The FWA states that the IRB has the authority to approve, require modification in, or disapprove the human subject research. The authority of the IRB to disapprove research cannot be overruled at the Institutional level. Therefore, if the IRB does not approve a research activity, the activity cannot be conducted at UVI or by any employee of UVI.
The following links provide information concerning the ethical principles, codes and federal regulations that govern the protection of human subjects in research:
The Belmont Report (Ethical Principles and Guidelines for the Protection of Human Subjects in Research)
The Nuremberg Code (Directives for Human Experimentation)
Department of Health and Human Services (DHHS Code of Federal Regulations 45 CFR 46)
Title 34 CFR 99 http://www2.ed.gov/policy/gen/guid/fpco/pdf/ferparegs.pdf
Office of Human Protections (OHRP) http://www.hhs.gov/ohrp/
NIH HIPAA Privacy Rule: Information for Researchers
Federal regulations require Institutional Review Board (IRB) approval for research with human subjects. This applies whether the research is conducted by faculty or students, by individuals or a group. Failure to obtain proper approval in advance may jeopardize your data, prevent you from publishing the results, and place you and the University in violation of federal regulations. At the same time, many class projects are conducted for educational purposes and not as research, and will not require IRB approval. Below is clarification regarding student research versus class projects and guidance that will help you determine whether you need to get approval from IRB before conducting a given activity.
Student research activities include, but are not limited to, projects that result in undergraduate honors theses, senior seminar research, master’s theses, or doctoral dissertations. IRB approval is generally required if interaction with individuals (e.g., in person, via e-mail, mail, web survey, or telephone) are involved. Student researchers have the same submission options as any investigator and may submit as Principal Investigator (PI) with a faculty advisor as co-signatory.
IRB approval also is generally required for student research that are limited to secondary analysis of data, records or specimens that are publicly available, de-identified or otherwise impossible to be linked to personal identities, or for research-like activities using departmental subject pools even when the activity is conducted for educational purposes as a class requirement.

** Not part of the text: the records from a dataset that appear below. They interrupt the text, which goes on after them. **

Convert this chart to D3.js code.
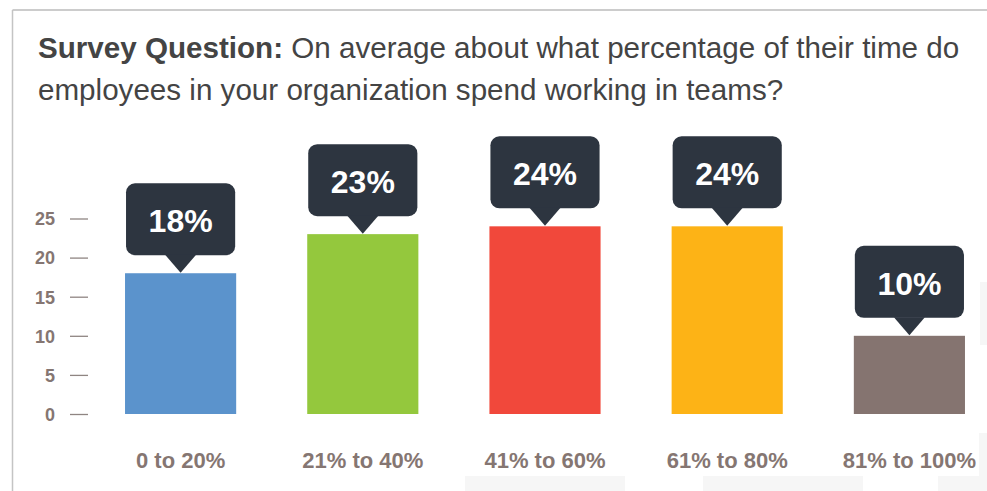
<!DOCTYPE html>
<html lang="en">
<head>
    <meta charset="UTF-8">
    <title>Survey Question</title>
    <script src="https://cdn.jsdelivr.net/npm/d3@7/dist/d3.min.js"></script>
    <style>
        body { margin: 0; background: #fff; }
        text { font-family: "Liberation Sans", Arial, sans-serif; }
    </style>
</head>
<body>
<script>

    var categories = ["0 to 20%", "21% to 40%", "41% to 60%", "61% to 80%", "81% to 100%"];
    var values = [18, 23, 24, 24, 10];
    var labels = ["18%", "23%", "24%", "24%", "10%"];
    var colors = ["#5b93cc", "#94c83d", "#f1483b", "#fdb316", "#857470"];
    var yTicks = [0, 5, 10, 15, 20, 25];

    var width = 987, height = 491;

    var svg = d3.select("body")
            .append("svg")
            .attr("width", width)
            .attr("height", height);

    // faint page bits at the bottom / right
    var faint = [[465, 476, 160, 20], [703, 476, 160, 20], [938, 476, 60, 20], [979, 433, 10, 60], [980, 282, 10, 63]];
    svg.selectAll(".faint")
            .data(faint)
            .enter()
            .append("rect")
            .attr("class", "faint")
            .attr("x", function(d) { return d[0]; })
            .attr("y", function(d) { return d[1]; })
            .attr("width", function(d) { return d[2]; })
            .attr("height", function(d) { return d[3]; })
            .style("fill", "#f6f6f6");

    // frame
    svg.append("line")
            .attr("x1", 12.5).attr("y1", 10).attr("x2", width).attr("y2", 10)
            .style("stroke", "#cccccc").style("stroke-width", 2);
    svg.append("line")
            .attr("x1", 12.5).attr("y1", 10).attr("x2", 12.5).attr("y2", height)
            .style("stroke", "#c4c4c4").style("stroke-width", 1.5);

    // title
    var title = svg.append("text")
            .attr("x", 38)
            .attr("y", 57.5)
            .style("font-size", "29.6px")
            .style("fill", "#444444");
    title.append("tspan").style("font-weight", "bold").text("Survey Question:");
    title.append("tspan").text(" On average about what percentage of their time do");
    svg.append("text")
            .attr("x", 38)
            .attr("y", 100)
            .style("font-size", "29.6px")
            .style("fill", "#444444")
            .text("employees in your organization spend working in teams?");

    var x = d3.scaleBand()
            .domain(categories)
            .range([89.5, 1000.5])
            .paddingInner(0.39)
            .paddingOuter(0.195);

    var y = d3.scaleLinear()
            .domain([0, 25])
            .range([414, 218.5]);

    // y axis
    var yAxis = d3.axisRight(y)
            .tickValues(yTicks)
            .tickSize(0)
            .tickPadding(0);

    var gy = svg.append("g").call(yAxis);
    gy.select(".domain").remove();
    gy.selectAll(".tick text").remove();
    gy.selectAll(".tick").append("line")
            .attr("x1", 70).attr("x2", 88)
            .style("stroke", "#8f8582").style("stroke-width", 1.3);
    gy.selectAll(".tick").append("text")
            .attr("x", 55)
            .attr("dy", "0.35em")
            .attr("text-anchor", "end")
            .style("font-size", "18px")
            .style("font-weight", "bold")
            .style("fill", "#857672")
            .text(function(d) { return d; });

    // bars
    svg.selectAll(".bar")
            .data(values)
            .enter()
            .append("rect").attr("class", "bar")
            .attr("x", function(d, i) { return x(categories[i]); })
            .attr("y", function(d) { return y(d); })
            .attr("width", x.bandwidth())
            .attr("height", function(d) { return y(0) - y(d); })
            .style("fill", function(d, i) { return colors[i]; });

    // callouts
    var bw = x.bandwidth();
    var callout = svg.selectAll(".callout")
            .data(values)
            .enter()
            .append("g").attr("class", "callout")
            .attr("transform", function(d, i) {
                return "translate(" + (x(categories[i]) + bw / 2) + "," + y(d) + ")";
            });

    callout.append("rect")
            .attr("x", -bw / 2 + 1)
            .attr("y", -90)
            .attr("width", bw - 2)
            .attr("height", 72)
            .attr("rx", 9)
            .style("fill", "#2d3540");

    callout.append("path")
            .attr("d", "M-15.5,-18.5 L15.5,-18.5 L0,-0.5 Z")
            .style("fill", "#2d3540");

    callout.append("text")
            .attr("y", -41)
            .attr("text-anchor", "middle")
            .style("font-size", "32px")
            .style("font-weight", "bold")
            .style("fill", "#ffffff")
            .text(function(d, i) { return labels[i]; });

    // x labels
    svg.selectAll(".xlabel")
            .data(categories)
            .enter()
            .append("text").attr("class", "xlabel")
            .attr("x", function(d) { return x(d) + bw / 2; })
            .attr("y", 468)
            .attr("text-anchor", "middle")
            .style("font-size", "22px")
            .style("font-weight", "bold")
            .style("fill", "#857672")
            .text(function(d) { return d; });

</script>
</body>
</html>
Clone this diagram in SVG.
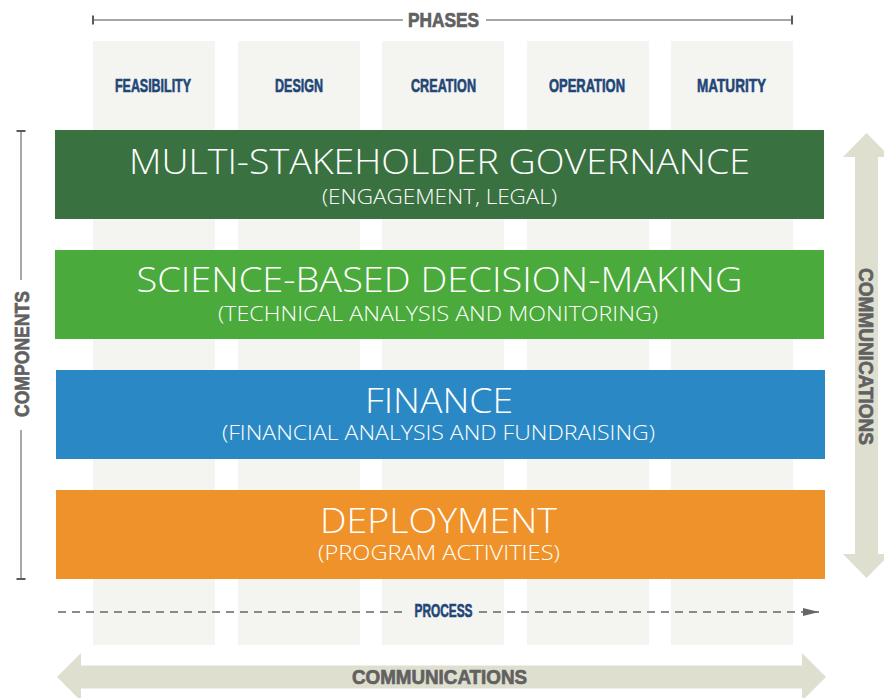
<svg xmlns="http://www.w3.org/2000/svg" width="884" height="698" viewBox="0 0 884 698">
<defs>
<style>
.col{fill:#f4f4f0}
.ph{font-family:"Liberation Sans Narrow","Liberation Sans",Arial,sans-serif;font-weight:bold;font-size:18px;fill:#1f4677;stroke:#1f4677;stroke-width:0.6;text-anchor:middle}
.gl{font-family:"Liberation Sans Narrow","Liberation Sans",Arial,sans-serif;font-weight:bold;fill:#616161;stroke:#616161;stroke-width:0.7;text-anchor:middle}
.tt{font-family:"Open Sans","Noto Sans","Liberation Sans",sans-serif;font-weight:300;fill:#ffffff;text-anchor:middle}
.t1{font-size:35px}
.t2{font-size:20px}
.arr{fill:#dfdfcf}
.rule{stroke:#8a8a8a;stroke-width:1.6;fill:none}
.tick{stroke:#5a5a5a;stroke-width:2;fill:none}
.vrule{stroke:#a8a8a8;stroke-width:2;fill:none}
</style>
<marker id="ah" viewBox="0 0 16 8" refX="16" refY="4" markerWidth="16" markerHeight="8" markerUnits="userSpaceOnUse" orient="auto">
<path d="M0,0 L16,4 L0,8 Z" fill="#666666"/>
</marker>
</defs>
<rect width="884" height="698" fill="#ffffff"/>
<g id="columns">
<rect class="col" x="93" y="41" width="122" height="604"/>
<rect class="col" x="238" y="41" width="122" height="604"/>
<rect class="col" x="382" y="41" width="122" height="604"/>
<rect class="col" x="527" y="41" width="122" height="604"/>
<rect class="col" x="671" y="41" width="122" height="604"/>
</g>
<g id="phases-header">
<line class="rule" x1="93" y1="20" x2="403" y2="20"/>
<line class="rule" x1="486" y1="20" x2="792" y2="20"/>
<line class="tick" x1="93" y1="15.5" x2="93" y2="24.5"/>
<line class="tick" x1="792" y1="15.5" x2="792" y2="24.5"/>
<text class="gl" x="443.5" y="27" font-size="20" textLength="71" lengthAdjust="spacingAndGlyphs">PHASES</text>
</g>
<g id="phase-labels">
<text class="ph" x="153" y="92" textLength="76" lengthAdjust="spacingAndGlyphs">FEASIBILITY</text>
<text class="ph" x="299" y="92" textLength="48" lengthAdjust="spacingAndGlyphs">DESIGN</text>
<text class="ph" x="443.5" y="92" textLength="65" lengthAdjust="spacingAndGlyphs">CREATION</text>
<text class="ph" x="587" y="92" textLength="76" lengthAdjust="spacingAndGlyphs">OPERATION</text>
<text class="ph" x="731.5" y="92" textLength="69" lengthAdjust="spacingAndGlyphs">MATURITY</text>
</g>
<g id="governance">
<rect x="55" y="130" width="769" height="89" fill="#3a7140"/>
<text class="tt t1" x="439.5" y="174" textLength="621" lengthAdjust="spacingAndGlyphs">MULTI-STAKEHOLDER GOVERNANCE</text>
<text class="tt t2" x="439.5" y="204" textLength="235" lengthAdjust="spacingAndGlyphs">(ENGAGEMENT, LEGAL)</text>
</g>
<g id="science">
<rect x="55" y="250" width="769" height="89" fill="#4aaa3b"/>
<text class="tt t1" x="439.5" y="292" textLength="606" lengthAdjust="spacingAndGlyphs">SCIENCE-BASED DECISION-MAKING</text>
<text class="tt t2" x="438" y="321" textLength="440" lengthAdjust="spacingAndGlyphs">(TECHNICAL ANALYSIS AND MONITORING)</text>
</g>
<g id="finance">
<rect x="56" y="370" width="769" height="89" fill="#2a89c5"/>
<text class="tt t1" x="439" y="413" textLength="148" lengthAdjust="spacingAndGlyphs">FINANCE</text>
<text class="tt t2" x="438.5" y="440" textLength="433" lengthAdjust="spacingAndGlyphs">(FINANCIAL ANALYSIS AND FUNDRAISING)</text>
</g>
<g id="deployment">
<rect x="56" y="490" width="769" height="89" fill="#f0922a"/>
<text class="tt t1" x="438.5" y="533" textLength="237" lengthAdjust="spacingAndGlyphs">DEPLOYMENT</text>
<text class="tt t2" x="439" y="560" textLength="242" lengthAdjust="spacingAndGlyphs">(PROGRAM ACTIVITIES)</text>
</g>
<g id="components-axis">
<line class="vrule" x1="21" y1="131" x2="21" y2="280"/>
<line class="vrule" x1="21" y1="430" x2="21" y2="579"/>
<line class="tick" x1="16.5" y1="131" x2="25.5" y2="131"/>
<line class="tick" x1="16.5" y1="579" x2="25.5" y2="579"/>
<text class="gl" transform="translate(29,354) rotate(-90)" x="0" y="0" font-size="21" textLength="126" lengthAdjust="spacingAndGlyphs">COMPONENTS</text>
</g>
<g id="communications-vertical">
<polygon class="arr" points="866.5,133 890,157 878,157 878,554 890,554 866.5,578 843,554 855,554 855,157 843,157"/>
<text class="gl" transform="translate(859,356.5) rotate(90)" x="0" y="0" font-size="20" textLength="177" lengthAdjust="spacingAndGlyphs">COMMUNICATIONS</text>
</g>
<g id="communications-horizontal">
<polygon class="arr" points="57,677 81,653 81,665.5 802,665.5 802,653 826,677 802,701 802,688.5 81,688.5 81,701"/>
<text class="gl" x="439.5" y="684" font-size="20" textLength="175" lengthAdjust="spacingAndGlyphs">COMMUNICATIONS</text>
</g>
<g id="connectors">
<line x1="58" y1="612" x2="402" y2="612" stroke="#666666" stroke-width="1.5" stroke-dasharray="8 6"/>
<line x1="479" y1="612" x2="819" y2="612" stroke="#666666" stroke-width="1.5" stroke-dasharray="8 6" marker-end="url(#ah)"/>
</g>
<g id="process">
<text class="ph" x="443.5" y="617" font-size="15" textLength="58" lengthAdjust="spacingAndGlyphs">PROCESS</text>
</g>
</svg>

Class projects are generally conducted for educational purposes and not as research. Such class projects require neither an IRB application, nor determination that IRB approval is required. Instructors and departments are encouraged to contact IRB for guidance about issues that may still remain, even when IRB approval is not required - such as ways to handle privacy, confidentiality, informed consent, potentially vulnerable population, and professional ethics when class projects are part of the course syllabus. Although IRB is willing to provide guidance for issues relating to student class projects – instructors, advisors, departments and schools play an even greater role in providing the appropriate guidance and oversight. No IRB approval or determination of human subject status is required for following class projects:
To provide students and faculty investigators with up-to-date information about the regulatory requirements for conducting research, the IRB requires that each researcher review core concepts for the responsible conduct of research with human subjects. In order to submit an IRB, student and faculty Investigators must have completed an NIH Office of Extramural Research (Protecting human research participants) approved training within the last 2 years and submitted documentation to the Office of Sponsored Programs.
The online training consists of seven modules; each addressing the principles used to define ethical research using humans and the regulations, policies, and guidance that describe the implementation of those principles. Four of these modules are followed by a quiz. The entire course will take approximately 3 hours to complete.